I was drawn to enter the lives of these women – a pastor, mother, graduate student,  widow – caring for them as they address their grief and guilt together.  Though I have read about and practice many of these disciplines,  it was compelling to see these disciplines not in the abstract, but in the mess of life. Over the years I have wanted to practice being more attentive to God through these tools, but they have so easily become one more thing to check off my daily or weekly task list.  Seeing them in action in community provided a new perspective in relation to my own spiritual practices and writing.
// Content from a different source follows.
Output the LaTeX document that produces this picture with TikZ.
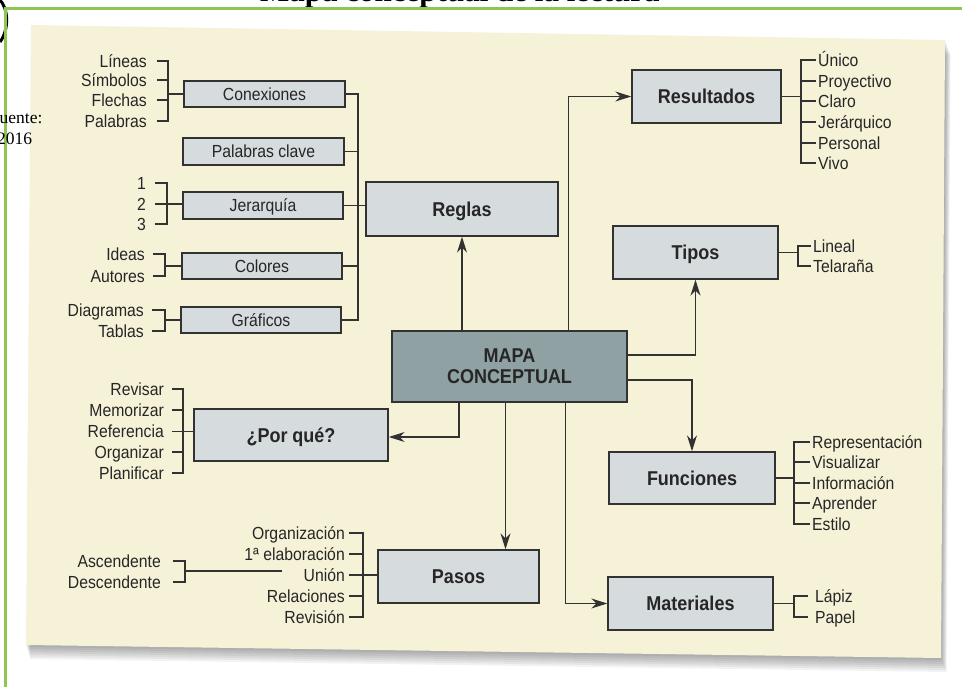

With regard to spiritual practices I want to dive back into some of these disciplines, but this time with others.  If I’m honest, my lone wolf MO really doesn’t work very often.  It leads to one-sided views of the world and a smaller self as I attempt to perfectly practice these disciplines.  I want to ‘get it’ and go on.  As I entered this narrative, I entered the lives of women who were also trying to go it alone, and failing.  Hannah and Charissa, who are so eager to be perfect and hide behind masks of spirituality, reflected part of myself back to me.  Yet, they didn’t stay stuck.  New people in their lives and time away from their normal ways of working helped God to break through – Charissa with her scholarly perfection and Hannah with her productive ministry.

Oh, to be in a group that encourages and challenges me in a new way.  A group that helps be fall into the arms of the Beloved – Jesus Christ.  It wouldn’t be bad, either, if a single, male professor came on the scene to sweep me away – or for a pilgrimage to the Holy Land to be the next step.  But also the simple practices of sharing coffee and spending time with others is something for which I yearn.  I would love to step into or even gather a group like this. But I’m not sure how to get it started this when I myself am fearful of breaking down.  This is when ideas from pilgrimages meet the road of practice.  In these places and times when we are between known places and times (liminality), relationships take on new and deeper meaning (communitas).

Also, this book opens up some new ways of thinking about my writing – especially this book on literary pilgrimage.  Narrative already surrounds the draft of an exploration into the writings and places of three authors.  But the practices of pilgrimage and spiritual disciplines are not always clear or present in the work.  As I was reading Sensible Shoes, I wondered what about this writing on journey, place, literature, and faith can become more personal, can draw people into a practice, can reflect on Christ?  The pieces are there, but it’s time to open up more.  Now doubt it will require some blood-letting on my part.  I’ve been trying to be so safe.  But, maybe that’s the problem.

Fears, like the fears each of the women in this novel face, and that I again see that I face, keep us away from the life God has in store. Yet, into this fear God speaks his words of comfort to not be afraid and that he is with us.  Garlough Brown’s adventure, along which she invites readers to journey, provides a view into how God speaks into our lives, especially in their brokenness.  Now it’s time to put on the sensible shoes of life, listening to God more closely and walking along his way.